What is clear is that the patent system shaped how we think about creativity and ownership. Before Venice's 1474 law, an invention belonged to whoever could keep it secret or whoever could copy it successfully. After the law, an invention could belong to its creator in a formal, enforceable sense. This shift had philosophical implications. If ideas could be owned, then ideas had value independent of their physical embodiment. A design for a new type of watermill was worth protecting even if no mill had been built yet. The abstraction itself, the pattern of thought that enabled the design, was the asset.

text of the venetian patent statute of 1474, the world's first patent law

the venetian patent statute of 1474 — the original text of the world's first patent law. source: wikimedia commons

This concept underlies much of modern intellectual property law, from copyrights on creative works to trademarks on brand identities. The Venetian patent law was the prototype. It recognized that human ingenuity produces artifacts that exist in two forms: the physical object and the idea behind it. Protecting the idea, even temporarily, incentivizes the disclosure that makes collective progress possible. It is a designed system for managing knowledge, balancing private reward with public benefit.

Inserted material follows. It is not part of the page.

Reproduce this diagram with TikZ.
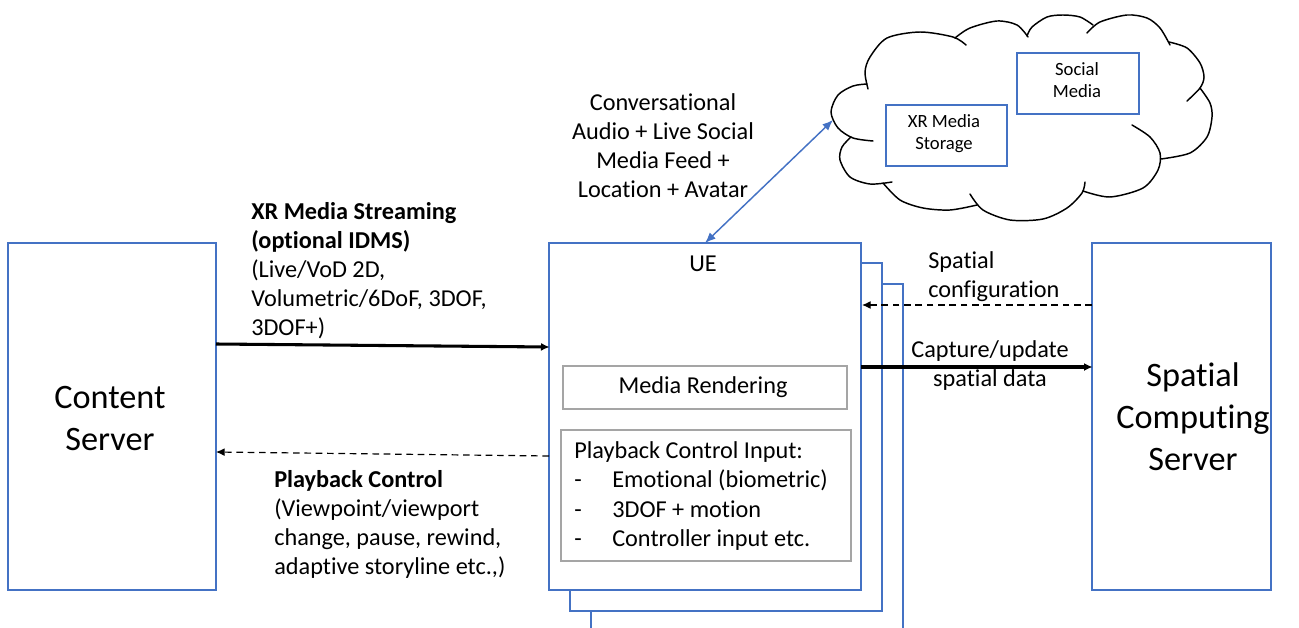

The tension between openness and ownership persists. Every software license, every patent filing, every debate over fair use is a renegotiation of the terms Venice set in 1474. We still argue about how long a monopoly should last, what counts as novel, and whether certain kinds of knowledge should ever be privatized. The answers change, but the framework endures. Ideas can be owned, but only for a while. After that, they belong to everyone.